# YOUR OBJECTIVE
Restate each line of the listing exactly, without carrying over any pictures.

::: DATA SHOWN

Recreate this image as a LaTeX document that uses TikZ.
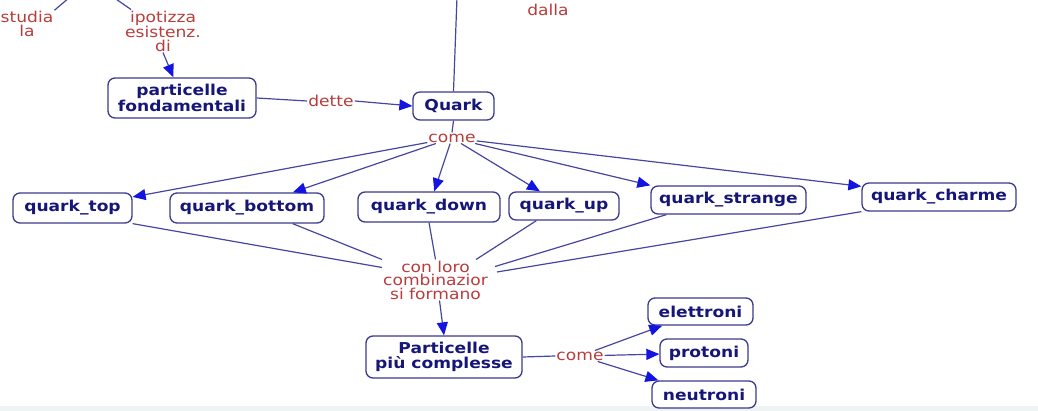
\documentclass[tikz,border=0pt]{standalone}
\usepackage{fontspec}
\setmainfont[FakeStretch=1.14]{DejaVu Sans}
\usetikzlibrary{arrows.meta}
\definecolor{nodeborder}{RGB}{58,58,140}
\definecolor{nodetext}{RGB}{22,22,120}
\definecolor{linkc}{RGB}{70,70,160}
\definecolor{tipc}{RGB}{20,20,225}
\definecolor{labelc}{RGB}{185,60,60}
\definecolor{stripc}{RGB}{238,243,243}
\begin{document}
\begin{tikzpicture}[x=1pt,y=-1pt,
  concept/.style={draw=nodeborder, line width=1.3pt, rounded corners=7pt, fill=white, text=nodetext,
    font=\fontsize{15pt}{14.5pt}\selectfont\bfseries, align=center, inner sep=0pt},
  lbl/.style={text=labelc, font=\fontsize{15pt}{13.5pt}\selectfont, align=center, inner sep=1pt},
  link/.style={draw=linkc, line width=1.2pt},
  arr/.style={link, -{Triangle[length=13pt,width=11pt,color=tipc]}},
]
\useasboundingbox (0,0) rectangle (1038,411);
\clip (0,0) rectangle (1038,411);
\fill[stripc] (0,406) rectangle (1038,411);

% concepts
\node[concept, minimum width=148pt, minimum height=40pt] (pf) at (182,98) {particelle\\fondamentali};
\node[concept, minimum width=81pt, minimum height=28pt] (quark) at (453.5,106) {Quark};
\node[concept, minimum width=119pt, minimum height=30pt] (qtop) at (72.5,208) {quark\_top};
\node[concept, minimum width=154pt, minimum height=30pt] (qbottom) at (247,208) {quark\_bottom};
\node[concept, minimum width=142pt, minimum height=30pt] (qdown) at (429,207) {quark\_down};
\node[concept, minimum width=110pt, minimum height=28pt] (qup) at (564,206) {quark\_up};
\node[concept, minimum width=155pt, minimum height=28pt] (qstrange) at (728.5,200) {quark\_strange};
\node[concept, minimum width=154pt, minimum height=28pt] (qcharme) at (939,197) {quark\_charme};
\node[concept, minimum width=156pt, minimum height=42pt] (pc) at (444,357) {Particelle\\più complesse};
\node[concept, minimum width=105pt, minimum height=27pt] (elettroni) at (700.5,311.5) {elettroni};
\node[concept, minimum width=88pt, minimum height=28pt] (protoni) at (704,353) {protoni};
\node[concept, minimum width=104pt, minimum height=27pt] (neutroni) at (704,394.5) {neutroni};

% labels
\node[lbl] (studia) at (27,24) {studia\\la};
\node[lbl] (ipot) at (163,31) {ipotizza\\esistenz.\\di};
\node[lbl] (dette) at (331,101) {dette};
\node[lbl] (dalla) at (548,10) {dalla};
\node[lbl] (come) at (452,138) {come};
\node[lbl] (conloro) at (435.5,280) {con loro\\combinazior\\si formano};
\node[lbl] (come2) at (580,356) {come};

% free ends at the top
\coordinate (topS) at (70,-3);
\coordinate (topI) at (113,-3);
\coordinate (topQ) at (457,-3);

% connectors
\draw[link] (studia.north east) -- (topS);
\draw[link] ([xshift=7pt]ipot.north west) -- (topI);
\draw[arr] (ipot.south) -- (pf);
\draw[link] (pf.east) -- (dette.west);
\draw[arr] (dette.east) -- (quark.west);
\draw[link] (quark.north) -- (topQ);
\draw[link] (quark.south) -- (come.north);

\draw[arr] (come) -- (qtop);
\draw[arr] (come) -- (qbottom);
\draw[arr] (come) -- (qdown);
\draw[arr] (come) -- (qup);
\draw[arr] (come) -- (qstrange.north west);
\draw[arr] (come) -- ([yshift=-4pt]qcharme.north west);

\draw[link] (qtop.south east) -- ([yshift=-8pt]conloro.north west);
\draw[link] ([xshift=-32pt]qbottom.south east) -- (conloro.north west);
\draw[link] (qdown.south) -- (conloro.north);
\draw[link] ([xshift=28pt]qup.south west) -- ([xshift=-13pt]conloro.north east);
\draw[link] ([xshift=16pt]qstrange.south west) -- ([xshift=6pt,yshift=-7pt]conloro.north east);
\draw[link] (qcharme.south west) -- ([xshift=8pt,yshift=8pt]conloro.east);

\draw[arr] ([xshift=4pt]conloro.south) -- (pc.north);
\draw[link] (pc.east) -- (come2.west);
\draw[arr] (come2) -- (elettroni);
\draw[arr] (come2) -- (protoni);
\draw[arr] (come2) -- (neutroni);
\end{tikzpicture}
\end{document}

::::::

# WRITTEN RESPONSE
Recreate this image as a LaTeX document that uses TikZ.
\documentclass[tikz,border=0pt]{standalone}
\usepackage{fontspec}
\setmainfont[FakeStretch=1.14]{DejaVu Sans}
\usetikzlibrary{arrows.meta}
\definecolor{nodeborder}{RGB}{58,58,140}
\definecolor{nodetext}{RGB}{22,22,120}
\definecolor{linkc}{RGB}{70,70,160}
\definecolor{tipc}{RGB}{20,20,225}
\definecolor{labelc}{RGB}{185,60,60}
\definecolor{stripc}{RGB}{238,243,243}
\begin{document}
\begin{tikzpicture}[x=1pt,y=-1pt,
  concept/.style={draw=nodeborder, line width=1.3pt, rounded corners=7pt, fill=white, text=nodetext,
    font=\fontsize{15pt}{14.5pt}\selectfont\bfseries, align=center, inner sep=0pt},
  lbl/.style={text=labelc, font=\fontsize{15pt}{13.5pt}\selectfont, align=center, inner sep=1pt},
  link/.style={draw=linkc, line width=1.2pt},
  arr/.style={link, -{Triangle[length=13pt,width=11pt,color=tipc]}},
]
\useasboundingbox (0,0) rectangle (1038,411);
\clip (0,0) rectangle (1038,411);
\fill[stripc] (0,406) rectangle (1038,411);

% concepts
\node[concept, minimum width=148pt, minimum height=40pt] (pf) at (182,98) {particelle\\fondamentali};
\node[concept, minimum width=81pt, minimum height=28pt] (quark) at (453.5,106) {Quark};
\node[concept, minimum width=119pt, minimum height=30pt] (qtop) at (72.5,208) {quark\_top};
\node[concept, minimum width=154pt, minimum height=30pt] (qbottom) at (247,208) {quark\_bottom};
\node[concept, minimum width=142pt, minimum height=30pt] (qdown) at (429,207) {quark\_down};
\node[concept, minimum width=110pt, minimum height=28pt] (qup) at (564,206) {quark\_up};
\node[concept, minimum width=155pt, minimum height=28pt] (qstrange) at (728.5,200) {quark\_strange};
\node[concept, minimum width=154pt, minimum height=28pt] (qcharme) at (939,197) {quark\_charme};
\node[concept, minimum width=156pt, minimum height=42pt] (pc) at (444,357) {Particelle\\più complesse};
\node[concept, minimum width=105pt, minimum height=27pt] (elettroni) at (700.5,311.5) {elettroni};
\node[concept, minimum width=88pt, minimum height=28pt] (protoni) at (704,353) {protoni};
\node[concept, minimum width=104pt, minimum height=27pt] (neutroni) at (704,394.5) {neutroni};

% labels
\node[lbl] (studia) at (27,24) {studia\\la};
\node[lbl] (ipot) at (163,31) {ipotizza\\esistenz.\\di};
\node[lbl] (dette) at (331,101) {dette};
\node[lbl] (dalla) at (548,10) {dalla};
\node[lbl] (come) at (452,138) {come};
\node[lbl] (conloro) at (435.5,280) {con loro\\combinazior\\si formano};
\node[lbl] (come2) at (580,356) {come};

% free ends at the top
\coordinate (topS) at (70,-3);
\coordinate (topI) at (113,-3);
\coordinate (topQ) at (457,-3);

% connectors
\draw[link] (studia.north east) -- (topS);
\draw[link] ([xshift=7pt]ipot.north west) -- (topI);
\draw[arr] (ipot.south) -- (pf);
\draw[link] (pf.east) -- (dette.west);
\draw[arr] (dette.east) -- (quark.west);
\draw[link] (quark.north) -- (topQ);
\draw[link] (quark.south) -- (come.north);

\draw[arr] (come) -- (qtop);
\draw[arr] (come) -- (qbottom);
\draw[arr] (come) -- (qdown);
\draw[arr] (come) -- (qup);
\draw[arr] (come) -- (qstrange.north west);
\draw[arr] (come) -- ([yshift=-4pt]qcharme.north west);

\draw[link] (qtop.south east) -- ([yshift=-8pt]conloro.north west);
\draw[link] ([xshift=-32pt]qbottom.south east) -- (conloro.north west);
\draw[link] (qdown.south) -- (conloro.north);
\draw[link] ([xshift=28pt]qup.south west) -- ([xshift=-13pt]conloro.north east);
\draw[link] ([xshift=16pt]qstrange.south west) -- ([xshift=6pt,yshift=-7pt]conloro.north east);
\draw[link] (qcharme.south west) -- ([xshift=8pt,yshift=8pt]conloro.east);

\draw[arr] ([xshift=4pt]conloro.south) -- (pc.north);
\draw[link] (pc.east) -- (come2.west);
\draw[arr] (come2) -- (elettroni);
\draw[arr] (come2) -- (protoni);
\draw[arr] (come2) -- (neutroni);
\end{tikzpicture}
\end{document}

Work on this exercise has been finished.